The party people are today’s Italy, aimless and uncertain, wanting to enjoy la dolce vita but joblessness, political corruption, and economic stagnation are spoiling the fun. Levante sings that if there’s a “train” she’ll probably “jump on the tracks”. The double entendre refers to a conga line but it also suggests suicide, while additionally bringing to mind the scene of decadent Roman partygoers forming a “train” to nowhere in a film released the same year as Levante’s hit single, Paolo Sorrentino’s La Grande Bellezza (The Great Beauty).

So Levante sings, “It’s the year 2013, drinks in my hand… and nothing more. What a shitty life!”

It’s no mean feat to capture the sour mood of a generation and a nation in a metaphor-rich, hooky pop tune. But as she proved with her debut album, Manuale Distruzione (Destruction Manual), she’s no one-trick pony. The album, which entered the top ten in Italy in 2014, signaled the arrival of a distinctive tunesmith and lyricist, as well as a captivating singer whose style melds Italian folk and pop and Anglo-American indie rock. Her tunes are so catchy and her vocals are so vibrant that language is no barrier to entering her musical world.

Levante (the name means both “east”, as in the Levant, and “rising”) was born Claudia Lagona in Catania, Sicily. She often sounds like another artist from that eastern Sicilian city, Carmen Consoli, who, since the late ’90s, has been Italy’s leading female singer-songwriter. Levante, 27, cites Consoli’s Mediamente Isterica as the album that changed her life. Besides Consoli, she counts Italian pop diva Mina, Tori Amos, and Janis Joplin among her muses.

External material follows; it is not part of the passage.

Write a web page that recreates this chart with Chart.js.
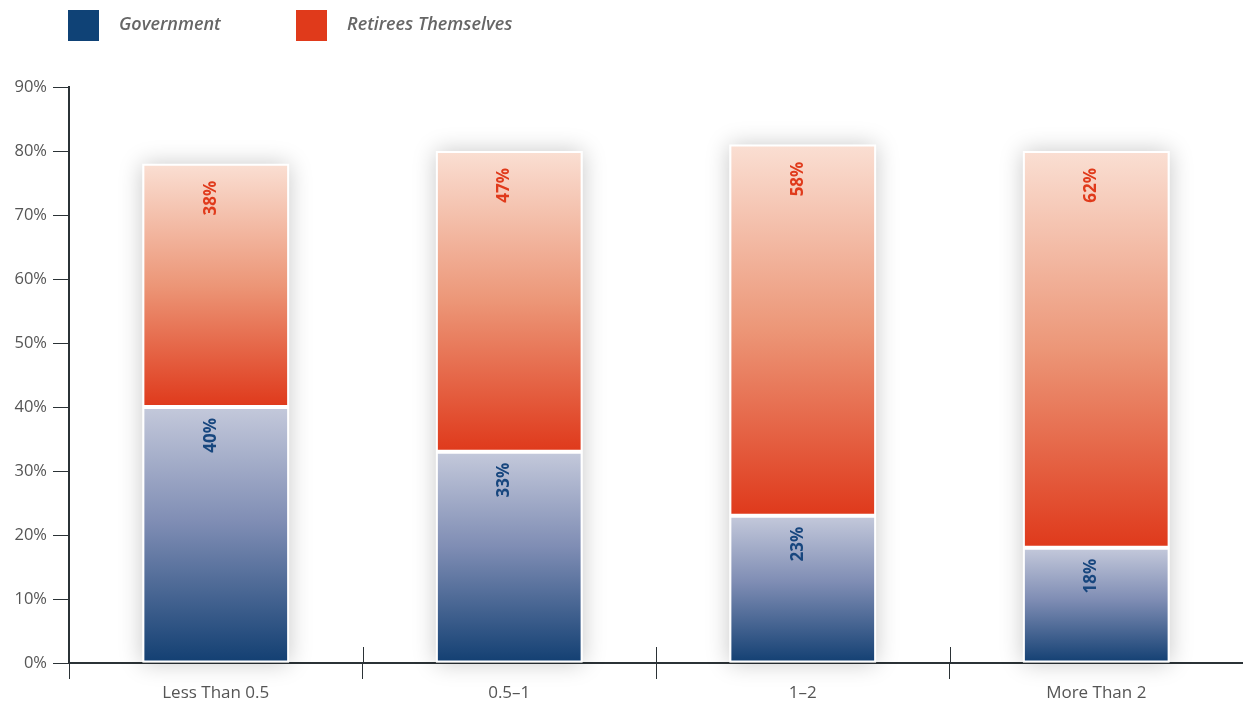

Levante took up songwriting in her early teens to deal with two painful experiences, her father’s death, and her family’s relocation from sunny Catania, on Sicily’s Ionian coast, to the industrial, northern city of Turin. After a sojourn in Leeds studying English so she could write in the language, she returned to Turin, and to writing in Italian. She was working as a barista in Turin when “Alfonso” became the song of the summer two years ago.

This year she will release her second album, Abbi cura di te (Take Care of Yourself) and this month she makes her U.S. performing debut, with two shows at South by Southwest in Austin, Texas (18 and 19 March), followed by appearances in Los Angeles and New York.

When an interviewer asked Levante to describe herself in Twitter’s 140 characters, she replied with a series of antinomies: “Good, bad, eclectic, eccentric, shy, friendly, solitary, melancholic, superficial, fucking deep.” Nowadays, she might revise that list to include “famous”, as the ex-barista is now a recognized figure in her country. In a recent blog post, she recounted an experience she had in the Catania airport: “In just 30 seconds, two bartenders called me ‘joy, beauty, mother nature and treasure.’ All this while serving me a juice and a coffee.”

Whatever else may be going on in Italy, for rising star Levante, life nowadays doesn’t sound much like a “vita di merda”.